6. Offstage, the characters’ parents exert their influence and effect, each in their own way: Fyodor and his mother speak haltingly on the phone, Ivan sends his parents money, Noah and Bea feel the aftereffects of a parent’s death. How does each character manage their relationship with their parents? In what ways do they feel compelled to take care of them? To give back to them? To live up to their expectations?

7. On Noah’s recommendation, Ivan starts making videos for a porn subscription site, despite his initial misgivings. Did you find yourself agreeing with Noah’s encouragements? Do the videos feel to you more like a form of commerce or an artistic project? What does the book seem to be saying about the relationship between selling sex and selling art?

8. For Fatima, issues of class, race, and artistic ambition are also tied up with the issue of being a woman. What did you make of her reaction when she learns that Noah is seeing Olafur, and what is implied about her relationship with the dance instructor?
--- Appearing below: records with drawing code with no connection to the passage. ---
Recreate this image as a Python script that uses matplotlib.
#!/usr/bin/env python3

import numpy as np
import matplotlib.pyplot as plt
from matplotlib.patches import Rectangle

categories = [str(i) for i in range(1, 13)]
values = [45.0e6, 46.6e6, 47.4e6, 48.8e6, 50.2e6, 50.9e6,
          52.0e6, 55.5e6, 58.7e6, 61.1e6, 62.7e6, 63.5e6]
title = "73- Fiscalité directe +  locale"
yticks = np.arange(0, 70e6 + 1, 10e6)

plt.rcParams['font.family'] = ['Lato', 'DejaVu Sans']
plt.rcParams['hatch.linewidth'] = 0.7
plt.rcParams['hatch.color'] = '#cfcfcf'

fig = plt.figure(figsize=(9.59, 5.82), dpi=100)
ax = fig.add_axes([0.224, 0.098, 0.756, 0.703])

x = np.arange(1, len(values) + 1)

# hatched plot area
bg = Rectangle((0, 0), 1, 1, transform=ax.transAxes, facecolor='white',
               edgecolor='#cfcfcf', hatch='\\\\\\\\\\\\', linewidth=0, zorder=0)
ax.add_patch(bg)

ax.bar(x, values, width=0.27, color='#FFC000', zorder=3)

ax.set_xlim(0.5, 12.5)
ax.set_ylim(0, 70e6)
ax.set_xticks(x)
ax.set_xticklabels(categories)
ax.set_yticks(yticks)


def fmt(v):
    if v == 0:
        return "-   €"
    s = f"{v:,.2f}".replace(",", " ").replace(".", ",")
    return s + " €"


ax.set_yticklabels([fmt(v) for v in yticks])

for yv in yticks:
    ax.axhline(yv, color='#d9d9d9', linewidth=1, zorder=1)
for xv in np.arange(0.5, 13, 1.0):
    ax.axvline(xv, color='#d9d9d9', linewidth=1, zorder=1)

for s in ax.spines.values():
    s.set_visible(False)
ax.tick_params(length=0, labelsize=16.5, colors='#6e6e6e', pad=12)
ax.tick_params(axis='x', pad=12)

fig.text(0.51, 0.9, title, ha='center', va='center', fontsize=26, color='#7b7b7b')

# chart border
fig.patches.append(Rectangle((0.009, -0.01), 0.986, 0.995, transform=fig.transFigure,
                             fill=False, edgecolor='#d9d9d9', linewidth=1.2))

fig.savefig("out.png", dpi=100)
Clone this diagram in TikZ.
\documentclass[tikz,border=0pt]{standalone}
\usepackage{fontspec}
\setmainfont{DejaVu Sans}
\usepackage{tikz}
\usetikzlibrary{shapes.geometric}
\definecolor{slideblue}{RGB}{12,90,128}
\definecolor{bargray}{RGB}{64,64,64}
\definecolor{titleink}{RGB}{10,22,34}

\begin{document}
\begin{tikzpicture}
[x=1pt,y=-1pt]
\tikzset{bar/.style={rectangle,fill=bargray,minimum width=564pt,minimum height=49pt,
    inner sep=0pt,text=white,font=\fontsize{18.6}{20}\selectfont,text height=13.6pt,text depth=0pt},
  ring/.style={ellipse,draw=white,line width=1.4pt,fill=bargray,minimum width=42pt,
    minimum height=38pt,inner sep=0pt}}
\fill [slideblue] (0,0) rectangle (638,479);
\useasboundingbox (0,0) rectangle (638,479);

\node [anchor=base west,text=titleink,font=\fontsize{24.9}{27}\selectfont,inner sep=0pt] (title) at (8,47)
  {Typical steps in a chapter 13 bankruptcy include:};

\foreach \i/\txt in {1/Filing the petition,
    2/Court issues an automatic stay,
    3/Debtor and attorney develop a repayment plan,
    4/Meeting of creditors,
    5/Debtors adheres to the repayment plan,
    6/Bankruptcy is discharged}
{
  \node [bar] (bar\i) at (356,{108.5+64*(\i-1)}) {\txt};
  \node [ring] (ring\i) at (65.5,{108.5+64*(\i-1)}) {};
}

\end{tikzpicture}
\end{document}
What did you make of the scene where Olafur defends Cheney after Cheney attacks Fatima about her abortion and then assaults her?

9. “Loving people was hard. . . . But that didn’t mean you could just go on without trying,” Fyodor reflects. Do you agree? How does Fyodor’s view affect his perception of what love should be?  How are his beliefs tested as he and Timo try to reunite? What other examples in the book test this idea? And which characters manage to love each other well, despite the difficulties?

10. “What was happiness if not this moment, if not then, right then, the group of them, together for maybe the last time . . . [W]hat were they if not happy?” Daw reflects at his family’s lake house, when Fatima asks if he’s happy. Is happiness only ever temporary, a way for present friendships to mask the kind of pain Daw and his family experienced at the house during his childhood, or must it be measured against the sum of all experience? How does this question play out throughout the novel?